Google Voice – You Make No Sense
Don’t get me wrong… I LOVE GOOGLE. I even dressed up like it for Halloween…
I seriously do not understand how it’s possible to even have an email address that ends in anything but gmail.com. But this Google Voice is seriously causing me some problems. I signed up today…felt super cool for about 4.5 hours until I realized nobody could leave me messages. The kicker is that they thought they were leaving me VOICE messages but in fact it was only being transcribed into some sort of gibberish beyond gibberish. Since I signed up, I have not been able to get the actual VOICEmail. I only get a transcription. This is becoming problematic and needs to rectified right away.
But before I delve into the wonders of my settings on Gmail…I will leave you with this beautifully constructed message* from Greg to me.
THE MESSAGE:
Hey Honey, It’s me. I am just calling to let you know that. Actually, we do not have We don’t have program as I took Adam are full, tank on birthday, so I can come back and pick up the and you can. Creek, I can go exchange. A. Robertson, or if you’re planning on picking before I got there. Just want to do that too baby. Just, and then the Oakland give you a new and then cheaper that way.

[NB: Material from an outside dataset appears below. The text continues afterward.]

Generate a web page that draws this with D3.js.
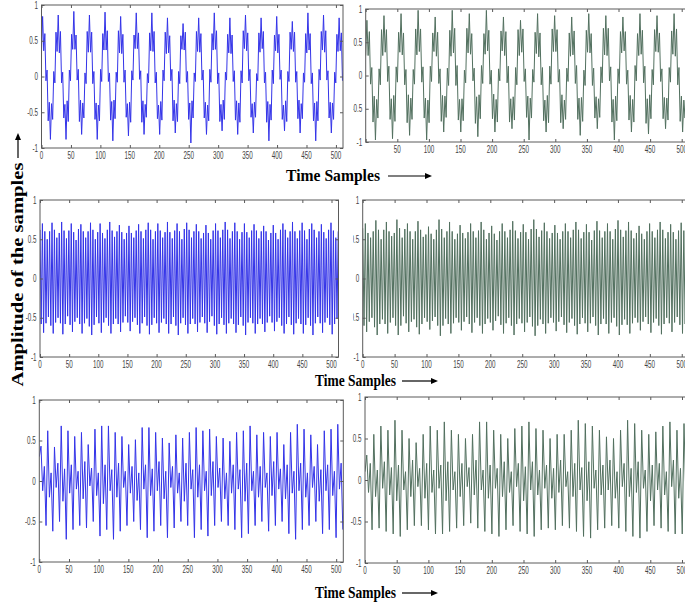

Ummmm? I don’t comprehend!!
*I will personally send you a parcel that includes a DVD of Dolores Claiborne and a can of Altoids (brand new!) if you can tell me what he actually said in the voicemail. (I must admit the DVD is slightly used but it’s a surprisingly well shot movie and it’s time I pass it along. Plus, it was the first DVD that jumped out at me in our collection and seemed to scream “I don’t belong here” next to Donnie Darko and The Devil and Daniel Johnston.)